'Ngalap Berkah' di Justisia
Ubbadul Adzkiya'
Membaca
dengan senyuman mengembang ketika saya diminta oleh pemimpin redaksi majalah
untuk mengisi rubrik Justisiana ini. Seakan telah menjadi tradisi bahwa rubrik
ini ditulis oleh para alumni Justisia. Padahal saya merasa baru kemarin
mengenakan toga tanda berakhirnya studi di Kampus IAIN. Beribu kenangan seakan
ingin saya tumpahkan untuk membagi romantisme “proses” saya sebagai wadyabala
(bukan Wadyabala Dewa) Justisia . Semoga tulisan ini sekaligus bisa menjadi obat
“penolak lupa” bagi saya di tengah-tengah aktitifitas sehari-hari.
Ternyata
tidak mudah untuk memulai cerita saya tentang Justisia. Di mata saya, Justisia
tidak hanya sekedar sebuah organisasi mahasiswa ataupun organisasi pers
mahasiswa (Presma) semata. Jauh lebih dari itu, Justisia adalah the real
family.
“Dari
manapun, disini anda bisa menjadi apapun”, kalimat yang super sekali -kalau
pakai gaya ala Mario Teguh- saya kira bisa dibuktikan oleh semua yang
terlibat dalam komunitas kecil ini. Masih ingat betul ketika pertama
menginjakkan kaki di kampus IAIN Walisongo dengan naik sepeda motor Astrea
Grand 97 bersama almarhum bapak saya. Sebetulnya tidak menjadi cita-cita saya
kuliah di kampus ini, karena dulu berkeinginan menimba ilmu di negara Piramida,
Mesir. Namun, karena faktor lain-lain, gagal lah harapan untuk kuliah di luar
sana.
Akan
Tetapi saya sangat bersyukur bisa kuliah di Semarang tepatnya di Fakultas
Syariah, bukan karena saya diterima di jurusan yang ada embel-embel “Islam”

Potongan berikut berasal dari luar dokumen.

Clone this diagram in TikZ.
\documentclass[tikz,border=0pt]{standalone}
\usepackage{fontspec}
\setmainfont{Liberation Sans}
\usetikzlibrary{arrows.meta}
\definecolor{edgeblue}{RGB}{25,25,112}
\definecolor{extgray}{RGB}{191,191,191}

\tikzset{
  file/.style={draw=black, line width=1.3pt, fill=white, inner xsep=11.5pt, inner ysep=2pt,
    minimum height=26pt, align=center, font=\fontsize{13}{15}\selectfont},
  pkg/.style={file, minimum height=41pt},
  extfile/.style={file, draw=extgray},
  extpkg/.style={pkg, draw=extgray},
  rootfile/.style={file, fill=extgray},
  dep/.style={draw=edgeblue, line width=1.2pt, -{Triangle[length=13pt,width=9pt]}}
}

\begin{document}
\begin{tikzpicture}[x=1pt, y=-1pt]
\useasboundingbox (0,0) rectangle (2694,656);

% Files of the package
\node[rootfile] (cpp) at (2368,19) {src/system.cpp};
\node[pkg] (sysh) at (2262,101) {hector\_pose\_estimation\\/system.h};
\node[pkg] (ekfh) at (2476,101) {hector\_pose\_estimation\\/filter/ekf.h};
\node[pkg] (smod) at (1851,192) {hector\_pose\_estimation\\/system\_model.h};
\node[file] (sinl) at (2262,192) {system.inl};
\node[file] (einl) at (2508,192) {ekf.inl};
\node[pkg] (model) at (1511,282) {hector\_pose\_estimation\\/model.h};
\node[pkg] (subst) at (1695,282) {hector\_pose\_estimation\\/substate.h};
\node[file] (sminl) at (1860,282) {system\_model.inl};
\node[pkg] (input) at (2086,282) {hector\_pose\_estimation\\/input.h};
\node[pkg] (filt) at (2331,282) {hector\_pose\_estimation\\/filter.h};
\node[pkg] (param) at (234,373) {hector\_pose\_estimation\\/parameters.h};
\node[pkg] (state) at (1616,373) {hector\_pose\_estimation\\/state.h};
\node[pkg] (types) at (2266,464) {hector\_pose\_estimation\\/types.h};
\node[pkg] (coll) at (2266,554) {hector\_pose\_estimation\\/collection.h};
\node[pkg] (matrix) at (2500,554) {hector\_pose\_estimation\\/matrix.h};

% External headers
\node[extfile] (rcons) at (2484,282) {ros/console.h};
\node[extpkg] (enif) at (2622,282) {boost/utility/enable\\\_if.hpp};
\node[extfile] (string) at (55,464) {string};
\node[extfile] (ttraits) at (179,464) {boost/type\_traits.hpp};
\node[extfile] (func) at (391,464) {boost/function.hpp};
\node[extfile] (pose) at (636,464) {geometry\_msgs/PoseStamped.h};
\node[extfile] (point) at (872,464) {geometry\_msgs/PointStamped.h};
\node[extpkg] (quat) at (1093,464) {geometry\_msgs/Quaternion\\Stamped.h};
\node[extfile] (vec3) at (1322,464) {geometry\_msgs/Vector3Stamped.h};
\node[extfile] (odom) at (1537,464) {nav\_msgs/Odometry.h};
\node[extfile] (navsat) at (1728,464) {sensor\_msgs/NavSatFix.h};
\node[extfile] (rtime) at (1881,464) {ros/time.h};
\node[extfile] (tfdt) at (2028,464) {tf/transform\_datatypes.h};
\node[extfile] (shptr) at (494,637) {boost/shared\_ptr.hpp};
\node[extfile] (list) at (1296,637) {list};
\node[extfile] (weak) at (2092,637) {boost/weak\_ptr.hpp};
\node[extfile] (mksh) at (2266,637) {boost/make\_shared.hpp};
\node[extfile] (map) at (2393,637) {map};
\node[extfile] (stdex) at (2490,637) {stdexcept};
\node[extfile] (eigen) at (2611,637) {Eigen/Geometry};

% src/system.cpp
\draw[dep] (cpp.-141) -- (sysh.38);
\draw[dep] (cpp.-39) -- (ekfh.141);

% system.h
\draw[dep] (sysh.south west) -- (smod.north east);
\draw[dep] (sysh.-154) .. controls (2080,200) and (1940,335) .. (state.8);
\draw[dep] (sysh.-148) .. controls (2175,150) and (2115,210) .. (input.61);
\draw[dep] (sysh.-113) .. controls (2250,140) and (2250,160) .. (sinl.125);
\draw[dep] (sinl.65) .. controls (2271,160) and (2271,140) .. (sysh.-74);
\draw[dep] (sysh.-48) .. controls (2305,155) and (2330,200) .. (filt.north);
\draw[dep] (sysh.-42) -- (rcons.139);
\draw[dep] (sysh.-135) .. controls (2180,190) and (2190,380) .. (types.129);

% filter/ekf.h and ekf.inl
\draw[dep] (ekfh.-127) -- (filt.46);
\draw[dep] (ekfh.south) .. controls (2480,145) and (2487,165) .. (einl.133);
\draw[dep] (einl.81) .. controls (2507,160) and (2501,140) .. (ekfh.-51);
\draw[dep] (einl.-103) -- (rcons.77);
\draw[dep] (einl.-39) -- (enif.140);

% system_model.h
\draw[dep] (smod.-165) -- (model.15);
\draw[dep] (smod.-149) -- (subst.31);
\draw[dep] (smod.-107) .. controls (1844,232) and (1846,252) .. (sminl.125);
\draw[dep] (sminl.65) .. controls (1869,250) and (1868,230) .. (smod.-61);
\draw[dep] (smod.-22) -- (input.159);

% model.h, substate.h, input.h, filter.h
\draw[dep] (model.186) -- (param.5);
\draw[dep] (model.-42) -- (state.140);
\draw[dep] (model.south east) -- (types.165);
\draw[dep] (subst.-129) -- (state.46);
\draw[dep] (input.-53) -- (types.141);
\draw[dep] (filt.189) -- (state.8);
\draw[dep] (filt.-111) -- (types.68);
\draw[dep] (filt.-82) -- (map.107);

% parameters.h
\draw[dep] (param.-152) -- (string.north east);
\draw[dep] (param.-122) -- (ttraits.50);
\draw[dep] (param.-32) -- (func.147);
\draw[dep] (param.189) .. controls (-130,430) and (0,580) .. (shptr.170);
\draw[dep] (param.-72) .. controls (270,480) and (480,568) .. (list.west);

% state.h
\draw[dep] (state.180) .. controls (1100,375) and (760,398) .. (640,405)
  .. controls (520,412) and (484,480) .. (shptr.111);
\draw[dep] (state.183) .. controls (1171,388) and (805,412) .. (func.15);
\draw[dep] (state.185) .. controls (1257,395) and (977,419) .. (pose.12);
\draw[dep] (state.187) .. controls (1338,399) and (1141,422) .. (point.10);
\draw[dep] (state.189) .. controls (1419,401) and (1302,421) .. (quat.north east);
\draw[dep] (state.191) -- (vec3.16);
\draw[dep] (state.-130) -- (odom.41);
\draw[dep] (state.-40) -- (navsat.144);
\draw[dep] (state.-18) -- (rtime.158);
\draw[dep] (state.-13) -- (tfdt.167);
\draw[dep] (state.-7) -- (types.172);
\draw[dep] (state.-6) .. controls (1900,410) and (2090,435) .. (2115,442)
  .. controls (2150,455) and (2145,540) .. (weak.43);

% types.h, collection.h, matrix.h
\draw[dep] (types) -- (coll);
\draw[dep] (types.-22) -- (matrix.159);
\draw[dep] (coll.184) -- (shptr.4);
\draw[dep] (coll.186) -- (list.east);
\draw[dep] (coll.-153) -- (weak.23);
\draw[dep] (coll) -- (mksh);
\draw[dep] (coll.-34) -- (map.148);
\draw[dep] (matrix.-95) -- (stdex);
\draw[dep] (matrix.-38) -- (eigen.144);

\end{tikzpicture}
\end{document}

nya, tetapi karena ada Justisia disana. Coba bayangkan kalau benar saya kuliah
di Mesir, tentunya akan menjadi Ubbadul Adzkiya’, LC, sebutan bagi lulusan
universitas di Timur Tengah. Jenggot bisa dipastikan akan sedikit panjang
dengan pakaian celana cingkrang di atas mata kaki, meski tidak bisa
digeneralisirkan seperti itu. Dan akan akrab memanggil teman-teman dengan akhi
dan ukhti atau antum. Dan tentu tidak akan mendapatkan
kajian-kajian kritis yang dibahas di Justisia, dari Islamic Studies sampai
Sosiologi, dan banyak ilmu lain.
Justisia
memang bukan Unit Kegiatan Mahasiswa (UKM) biasa. Dahulu, kalangan mahasiswa
secara umum, harus berulang kali berfikir atau setidaknya takut untuk masuk UKM
ini. Hal tersebut karena banyak yang menganggap Justisia adalah organisasinya
mahasiswa pintar, serta mahasiswa yang tidak pada shalat (ini sekedar anggapan lho!).

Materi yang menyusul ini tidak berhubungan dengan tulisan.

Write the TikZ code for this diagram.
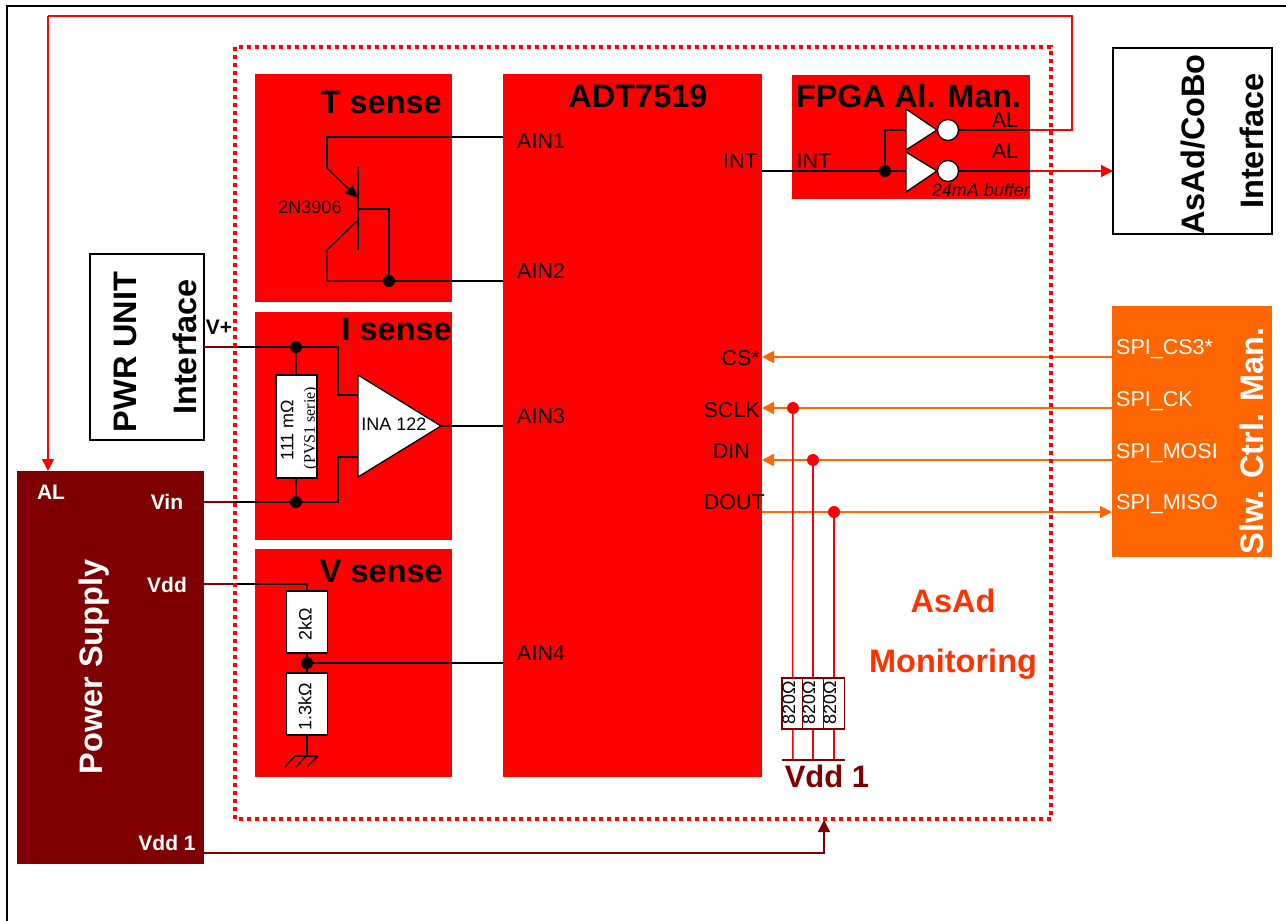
\documentclass[tikz,border=0pt]{standalone}
\usepackage{fontspec}
\setmainfont{Liberation Sans}
\newfontfamily\serifpart{Liberation Serif}
\usetikzlibrary{arrows.meta}
\definecolor{darkmaroon}{HTML}{7F0000}
\definecolor{slworange}{HTML}{FF6600}
\definecolor{asadorange}{HTML}{FF3300}
\tikzset{
  block/.style={fill=red, inner sep=0pt},
  whitebox/.style={draw=black, line width=1.5pt, fill=white, inner sep=0pt},
  resbox/.style={draw=black, line width=1.3pt, fill=white, inner sep=0pt},
  pullbox/.style={draw=darkmaroon, line width=1.5pt, fill=white, inner sep=0pt, minimum width=21, minimum height=51},
  dot/.style={circle, fill=black, inner sep=0pt, minimum size=12},
  reddot/.style={circle, fill=red, inner sep=0pt, minimum size=12},
  pin/.style={inner sep=0pt, font=\fontsize{21.5}{23}\selectfont},
  small/.style={inner sep=0pt, font=\fontsize{18}{20}\selectfont},
  title/.style={inner sep=0pt, font=\fontsize{32.5}{35}\selectfont\bfseries},
  port/.style={inner sep=0pt, font=\fontsize{21}{23}\selectfont\bfseries},
  wire/.style={black, line width=1.3pt},
  feed/.style={darkmaroon, line width=2pt},
  alarm/.style={red, line width=1.5pt},
  spi/.style={slworange, line width=1.8pt},
  pull/.style={red, line width=1.5pt},
  tip/.style={-{Triangle[length=12pt,width=12pt]}}
}
\begin{document}
\begin{tikzpicture}[x=1pt,y=-1pt]
\useasboundingbox (0,0) rectangle (1286,921);
\coordinate (framebl) at (7,921);
\coordinate (frametl) at (7,6);
\coordinate (frametr) at (1286,6);
\draw[black, line width=1.5pt] (framebl) -- (frametl) -- (frametr);

% blocks
\node[block, minimum width=197, minimum height=228] (tsense) at (353.5,188) {};
\node[block, minimum width=197, minimum height=228] (isense) at (353.5,426) {};
\node[block, minimum width=197, minimum height=228] (vsense) at (353.5,663) {};
\node[block, minimum width=259, minimum height=703] (adt) at (632.5,425.5) {};
\node[block, minimum width=238, minimum height=124] (fpga) at (911,137) {};
\node[whitebox, minimum width=159, minimum height=186] (cobo) at (1192.5,141) {};
\node[whitebox, minimum width=114, minimum height=186] (pwr) at (147,347) {};
\node[fill=slworange, inner sep=0pt, minimum width=160, minimum height=251] (slw) at (1192,431.5) {};
\node[fill=darkmaroon, inner sep=0pt, minimum width=187, minimum height=393] (psu) at (110.5,667.5) {};

% block titles
\node[title, anchor=east] (ttitle) at (442,102) {T sense};
\node[title, anchor=east] (ititle) at (452,329) {I sense};
\node[title, anchor=east] (vtitle) at (443,571) {V sense};
\node[title] (adttitle) at (638,96) {ADT7519};
\node[title, font=\fontsize{32.2}{35}\selectfont\bfseries] (fpgatitle) at (908.5,96) {FPGA Al. Man.};
\node[title, rotate=90] (cobotext) at (1193,144.5) {AsAd/CoBo};
\node[title, rotate=90] (cobotextb) at (1252,141) {Interface};
\node[title, rotate=90] (pwrtext) at (125,352) {PWR UNIT};
\node[title, rotate=90] (pwrtextb) at (185,347) {Interface};
\node[title, rotate=90, white] (slwtext) at (1252,441) {Slw. Ctrl. Man.};
\node[title, rotate=90, white] (psutext) at (94.5,667) {Power Supply};
\node[title, asadorange] (mona) at (953,601) {AsAd};
\node[title, asadorange] (monb) at (953,664) {Monitoring};

% ADT pins
\coordinate (ain1) at (503,137);
\coordinate (ain2) at (503,281);
\coordinate (ain3) at (503,426);
\coordinate (ain4) at (503,663);
\coordinate (pint) at (762,171);
\coordinate (pcs) at (762,357);
\coordinate (psclk) at (762,408);
\coordinate (pdin) at (762,460);
\coordinate (pdout) at (762,512);
\node[pin, anchor=west] (lain1) at (517,141) {AIN1};
\node[pin, anchor=west] (lain2) at (517,271) {AIN2};
\node[pin, anchor=west] (lain3) at (517,416) {AIN3};
\node[pin, anchor=west] (lain4) at (517,653) {AIN4};
\node[pin, anchor=east] (lint) at (758,161) {INT};
\node[pin, anchor=east] (lcs) at (760,358) {CS*};
\node[pin, anchor=east] (lsclk) at (760,410) {SCLK};
\node[pin, anchor=east] (ldin) at (750,451) {DIN};
\node[pin, anchor=east] (ldout) at (765,502) {DOUT};

% T sense
\coordinate (qe) at (327,137);
\coordinate (qea) at (327,168);
\coordinate (qeb) at (358,198);
\coordinate (qba) at (358,167);
\coordinate (qbb) at (358,250);
\coordinate (qbc) at (358,209);
\coordinate (qbd) at (389,209);
\coordinate (qca) at (358,220);
\coordinate (qcb) at (327,250);
\coordinate (qcc) at (327,281);
\node[dot] (tdot) at (389,281) {};
\node[small] (qname) at (310,207) {2N3906};
\draw[wire] (ain1) -- (qe) -- (qea);
\draw[wire, -{Triangle[length=13pt,width=11pt]}] (qea) -- (qeb);
\draw[wire] (qba) -- (qbb);
\draw[wire] (qbc) -- (qbd) -- (tdot);
\draw[wire] (qca) -- (qcb) -- (qcc) -- (tdot);
\draw[wire] (tdot) -- (ain2);

% I sense
\coordinate (vpout) at (204,347);
\coordinate (vpin) at (235,347);
\coordinate (vinout) at (204,502);
\coordinate (vinin) at (235,502);
\coordinate (ina) at (338,347);
\coordinate (inb) at (338,395);
\coordinate (inc) at (358,395);
\coordinate (ind) at (338,502);
\coordinate (ine) at (338,457);
\coordinate (inf) at (358,457);
\coordinate (inga) at (358,375);
\coordinate (ingb) at (441,426);
\coordinate (ingc) at (358,477);
\node[dot] (idota) at (296,347) {};
\node[dot] (idotb) at (296,502) {};
\node[resbox, minimum width=41, minimum height=103] (rshunt) at (296.5,426.5) {};
\node[small, rotate=90] (rshunta) at (287,430) {111 mΩ};
\node[inner sep=0pt, rotate=90, font=\fontsize{16}{17}\selectfont\serifpart] (rshuntb) at (311,428) {(PVS1 serie)};
\draw[wire] (vpin) -- (idota) -- (ina) -- (inb) -- (inc);
\draw[wire] (vinin) -- (idotb) -- (ind) -- (ine) -- (inf);
\draw[wire] (idota) -- (rshunt);
\draw[wire] (idotb) -- (rshunt);
\draw[wire, fill=white] (inga) -- (ingb) -- (ingc) -- cycle;
\node[small] (inaname) at (394,424) {INA 122};
\draw[wire] (ingb) -- (ain3);

% V sense
\coordinate (vddout) at (204,584);
\coordinate (vddin) at (235,584);
\coordinate (vdda) at (307,584);
\coordinate (gnd) at (307,756);
\coordinate (gnda) at (295,756);
\coordinate (gndb) at (318,756);
\coordinate (gndc) at (285,767);
\coordinate (gndd) at (296,767);
\coordinate (gnde) at (307,767);
\coordinate (gndf) at (306,756);
\node[resbox, minimum width=41, minimum height=62] (rtop) at (307,622) {};
\node[resbox, minimum width=41, minimum height=62] (rbot) at (307,704) {};
\node[small, rotate=90] (rtopt) at (305,624) {2kΩ};
\node[small, rotate=90] (rbott) at (305,707) {1.3kΩ};
\node[dot] (vdot) at (307,663) {};
\draw[wire] (vddin) -- (vdda) -- (rtop);
\draw[wire] (rtop) -- (vdot) -- (rbot);
\draw[wire] (rbot) -- (gnd);
\draw[wire] (vdot) -- (ain4);
\draw[wire] (gnda) -- (gndb);
\draw[wire] (gnda) -- (gndc);
\draw[wire] (gndf) -- (gndd);
\draw[wire] (gndb) -- (gnde);

% FPGA buffers
\coordinate (bufin) at (906,171);
\coordinate (bufup) at (885,130);
\coordinate (bufupin) at (906,130);
\coordinate (aout) at (1030,130);
\coordinate (bout) at (1030,171);
\coordinate (ala) at (1072,130);
\coordinate (alb) at (1072,16);
\coordinate (alc) at (48,16);
\coordinate (ald) at (48,471);
\coordinate (cobopin) at (1113,171);
\node[dot] (fdot) at (885,171) {};
\draw[wire] (pint) -- (fdot) -- (bufin);
\draw[wire] (fdot) -- (bufup) -- (bufupin);
\coordinate (uta) at (906,109);
\coordinate (utb) at (937,130);
\coordinate (utc) at (906,150);
\coordinate (lta) at (906,152);
\coordinate (ltb) at (937,171);
\coordinate (ltc) at (906,192);
\draw[wire, fill=white] (uta) -- (utb) -- (utc) -- cycle;
\draw[wire, fill=white] (lta) -- (ltb) -- (ltc) -- cycle;
\node[circle, draw=black, line width=1.3pt, fill=white, inner sep=0pt, minimum size=21] (uinv) at (948,130) {};
\node[circle, draw=black, line width=1.3pt, fill=white, inner sep=0pt, minimum size=21] (linv) at (948,171) {};
\draw[wire] (uinv) -- (aout);
\draw[wire] (linv) -- (bout);
\draw[alarm] (aout) -- (ala) -- (alb) -- (alc);
\draw[alarm, tip] (alc) -- (ald);
\draw[alarm, tip] (bout) -- (cobopin);
\node[pin] (intfpga) at (814,161) {INT};
\node[pin] (ala1) at (1005,120) {AL};
\node[pin] (ala2) at (1005,151) {AL};
\node[small, font=\fontsize{18}{20}\selectfont\itshape, anchor=east] (bufnote) at (1030,190) {24mA buffer};

% SPI lines
\coordinate (scs) at (1112,357);
\coordinate (sck) at (1112,408);
\coordinate (smo) at (1112,460);
\coordinate (smi) at (1112,512);
\draw[spi, tip] (scs) -- (pcs);
\draw[spi, tip] (sck) -- (psclk);
\draw[spi, tip] (smo) -- (pdin);
\draw[spi, tip] (pdout) -- (smi);
\node[pin, white, anchor=west] (lscs) at (1116,349) {SPI\_CS3*};
\node[pin, white, anchor=west] (lsck) at (1116,401) {SPI\_CK};
\node[pin, white, anchor=west] (lsmo) at (1116,453) {SPI\_MOSI};
\node[pin, white, anchor=west] (lsmi) at (1116,504) {SPI\_MISO};

% pull ups
\node[reddot] (dsclk) at (793,408) {};
\node[reddot] (ddin) at (813,460) {};
\node[reddot] (ddout) at (834,512) {};
\node[pullbox] (pa) at (792.5,703.5) {};
\node[pullbox] (pb) at (813,703.5) {};
\node[pullbox] (pc) at (834,703.5) {};
\coordinate (ra) at (793,760);
\coordinate (rb) at (813,760);
\coordinate (rc) at (834,760);
\coordinate (raila) at (782,760);
\coordinate (railb) at (845,760);
\draw[pull] (dsclk) -- (pa);
\draw[pull] (ddin) -- (pb);
\draw[pull] (ddout) -- (pc);
\draw[pull] (pa) -- (ra);
\draw[pull] (pb) -- (rb);
\draw[pull] (pc) -- (rc);
\draw[darkmaroon, line width=1.3pt] (raila) -- (railb);
\node[small, rotate=90] (pat) at (789,703) {820Ω};
\node[small, rotate=90] (pbt) at (809,703) {820Ω};
\node[small, rotate=90] (pct) at (830,703) {820Ω};
\node[title, darkmaroon, font=\fontsize{31}{33}\selectfont\bfseries] (vdd1text) at (827,776) {Vdd 1};

% supply side
\node[port] (vplabel) at (219,327) {V+};
\node[port, white] (allabel) at (51,492) {AL};
\node[port, white] (vinlabel) at (167,502) {Vin};
\node[port, white] (vddlabel) at (167,585) {Vdd};
\node[port, white] (vdd1label) at (167,843) {Vdd 1};
\coordinate (vddaout) at (204,853);
\coordinate (vddacorner) at (824,853);
\coordinate (vddain) at (824,820);
\draw[feed] (vpout) -- (vpin);
\draw[feed] (vinout) -- (vinin);
\draw[feed] (vddout) -- (vddin);
\draw[darkmaroon, line width=1.5pt, tip] (vddaout) -- (vddacorner) -- (vddain);

% monitoring frame
\coordinate (mona1) at (235,47);
\coordinate (mona2) at (1051,819);
\draw[red, line width=3.5pt, dash pattern=on 4pt off 4pt] (mona1) rectangle (mona2);
\end{tikzpicture}
\end{document}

Setidaknya itulah yang melekat di benak mahasiswa, termasuk saya pada awal
menjadi mahasiswa Fakultas Syariah. Awalnya memang Justisia tidak menarik bagi
saya dan saya tidak berminat untuk masuk di dalamnya. Namun semua berubah
ketika saya bertemu dengan sosok M. Nasrudin. Beliaulah yang mengarahkan untuk
daftar di Justisia, karena pada waktu itu kebetulan saya masuk dalam peserta
bahtsul kutub pada saat Orsenik. Dengan komunikasi yg terjalin saya pun menjadi
murid Emnas (sapaan keren M. Nasrudin).
Nasrudin memang orang yang sangat berjasa mengarahkan saya ke jalan yang benar, sekaligus yang mencarikan tempat kos gratis, asrama IAIN. (Tetapi berakhir dengan cerita pilu dimana kita harus diusir oleh pihak kampus karena asrama tersebut ditempati mahasiswa program khusus Ushuludin).

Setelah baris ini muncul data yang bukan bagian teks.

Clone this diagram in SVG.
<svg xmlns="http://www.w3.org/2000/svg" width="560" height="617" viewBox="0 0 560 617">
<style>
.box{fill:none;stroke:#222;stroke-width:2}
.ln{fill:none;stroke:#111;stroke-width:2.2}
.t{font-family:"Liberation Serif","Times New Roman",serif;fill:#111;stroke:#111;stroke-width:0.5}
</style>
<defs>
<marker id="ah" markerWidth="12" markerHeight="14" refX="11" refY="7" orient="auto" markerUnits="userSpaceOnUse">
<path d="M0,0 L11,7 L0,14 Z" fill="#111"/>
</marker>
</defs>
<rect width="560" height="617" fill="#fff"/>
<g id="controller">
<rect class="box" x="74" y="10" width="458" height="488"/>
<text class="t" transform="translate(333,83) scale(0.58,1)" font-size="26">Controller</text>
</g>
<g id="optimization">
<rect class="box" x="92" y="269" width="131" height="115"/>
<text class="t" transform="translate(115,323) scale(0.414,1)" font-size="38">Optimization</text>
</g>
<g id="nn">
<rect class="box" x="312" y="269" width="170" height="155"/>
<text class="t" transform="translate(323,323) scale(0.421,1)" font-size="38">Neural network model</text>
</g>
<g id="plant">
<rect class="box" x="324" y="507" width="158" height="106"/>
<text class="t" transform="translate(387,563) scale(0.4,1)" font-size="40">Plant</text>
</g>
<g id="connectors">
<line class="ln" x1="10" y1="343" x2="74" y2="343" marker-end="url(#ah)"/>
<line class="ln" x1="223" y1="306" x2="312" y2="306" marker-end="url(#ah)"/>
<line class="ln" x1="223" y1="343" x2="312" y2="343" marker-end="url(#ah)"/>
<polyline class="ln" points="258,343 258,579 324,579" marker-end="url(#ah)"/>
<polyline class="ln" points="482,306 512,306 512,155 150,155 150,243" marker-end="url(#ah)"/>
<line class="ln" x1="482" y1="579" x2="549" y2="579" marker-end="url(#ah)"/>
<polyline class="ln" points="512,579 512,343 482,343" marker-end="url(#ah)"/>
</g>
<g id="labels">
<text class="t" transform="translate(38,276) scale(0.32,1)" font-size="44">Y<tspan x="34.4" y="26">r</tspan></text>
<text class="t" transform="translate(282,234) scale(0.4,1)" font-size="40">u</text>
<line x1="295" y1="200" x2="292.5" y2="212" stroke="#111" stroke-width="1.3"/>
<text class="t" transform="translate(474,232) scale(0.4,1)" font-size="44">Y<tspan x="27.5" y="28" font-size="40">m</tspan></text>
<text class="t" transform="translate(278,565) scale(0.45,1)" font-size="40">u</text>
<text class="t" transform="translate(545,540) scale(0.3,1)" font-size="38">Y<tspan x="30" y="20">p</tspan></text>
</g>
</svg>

Nasrudin memang orang yang sangat berjasa mengarahkan saya ke jalan yang benar, sekaligus yang mencarikan tempat kos gratis, asrama IAIN. (Tetapi berakhir dengan cerita pilu dimana kita harus diusir oleh pihak kampus karena asrama tersebut ditempati mahasiswa program khusus Ushuludin).
Justisia memang membuat
kita bermimpi banyak hal tentang masa depan. Mimpi bisa menjadi penulis,
wartawan, designer, fotografer, bahkan pengusaha. Kebanyakan orang masuk
justisia untuk menjadi salah satu di antara pilihan tersebut.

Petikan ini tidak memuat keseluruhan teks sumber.